Sac d'os, Stephen King

Publié le par Geneviève

Un nouveau son de cloche pour Stephen King : l’amour passion et l’amour paternel. Pour la première fois dans son œuvre (je ne l’ai pas lue en son entier) on s’émeut à la vue, au toucher, à l’odeur, au son de voix d’une très belle jeune femme de vingt-et-un ans et de sa fille qui, elle, n’a que trois ans.
La première femme de Mike, le narrateur, n’a pas cette présence. Mike dit qu’il l’aimait. Il pleure sa mort ; elle le hante, au propre comme au figuré mais, en tant que lecteur, elle demeure assez abstraite, on ne la "sent" pas.

Les fantômes ont le don de m’irriter car, véritables Deus ex Machina, on peut leur faire faire n’importe quoi. C’est pour cela que le plus parfait des romans de King demeure, dans mon esprit, Misery. Pas de surnaturel : le monstre est bien humain. Malgré tout, si Misery est le plus parfait de ses romans, Sac d’Os demeure le plus attachant. Le talent de King nous emporte, tout comme on peut se laisser emporter par le talent de Michel Tournier même si on n’est pas soi-même homosexuel.

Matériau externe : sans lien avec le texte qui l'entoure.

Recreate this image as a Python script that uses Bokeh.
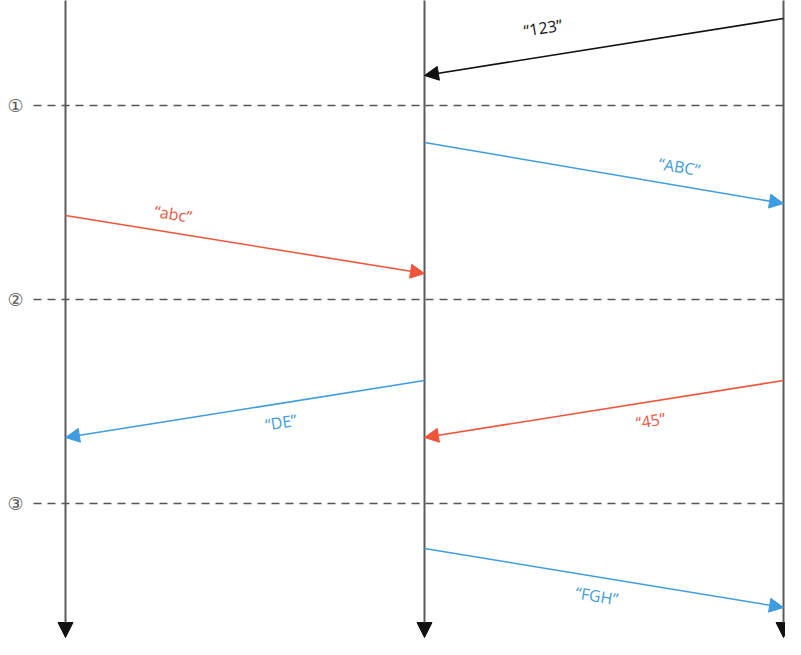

La petite société dans laquelle évoluent les personnages est aussi dure, égoïste, butée et cruelle que celle des villages normands de Flaubert ou de Maupassant.
Le personnage principal, Mike Noonan, se décrit lui-même comme un romancier populaire qui doute de son talent et pense qu’il écrit à la fois pour assouvir les besoins de son imagination débordante et pour gagner beaucoup d’argent. Pas question de littérature là-dedans. Dans ces réflexions, on sent une certaine souffrance de la part de Stephen King mais il me semble qu’en ouvrant les écluses de l’amour et de la passion, il s’approche, justement, de la dimension littéraire.
Donatien Moisdon

Une petite réflexion à l’intention de mes amis francophones : Stephen se prononce exactement comme Steven, le " ph " devenant un " v ".

Extraits :

Nous retournâmes vers ma voiture. Mattie me regarda en face. Je crus, rien qu’un instant, qu’elle allait me serrer contre elle, une forme de remerciement qui, dans l’état d’esprit où nous étions, si intense que c’en était presque mélodramatique, aurait pu nous entraîner beaucoup plus loin. En vérité la situation était effectivement mélodramatique, un conte de fée où se battaient le Bien et le Mal avec, en sourdine, énormément de désir sexuel réprimé.

J’avançai mon pénis tendu et me glissai en elle comme un doigt dans un gant de soie. Elle me regarda, les yeux écarquillés, et prit ma tête entre ses mains : "Tout ce qui n’est pas nous est mort !" dit-elle.

Je me retournai, posai le sac en papier graisseux de chez McDonald et soulevai la gosse. C’était comme la chose la plus naturelle, la plus merveilleuse du monde. On sous-estime le poids d’une enfant pleine de santé ainsi que l’intensité de la vie qui la parcourt comme de l’électricité dans un fil.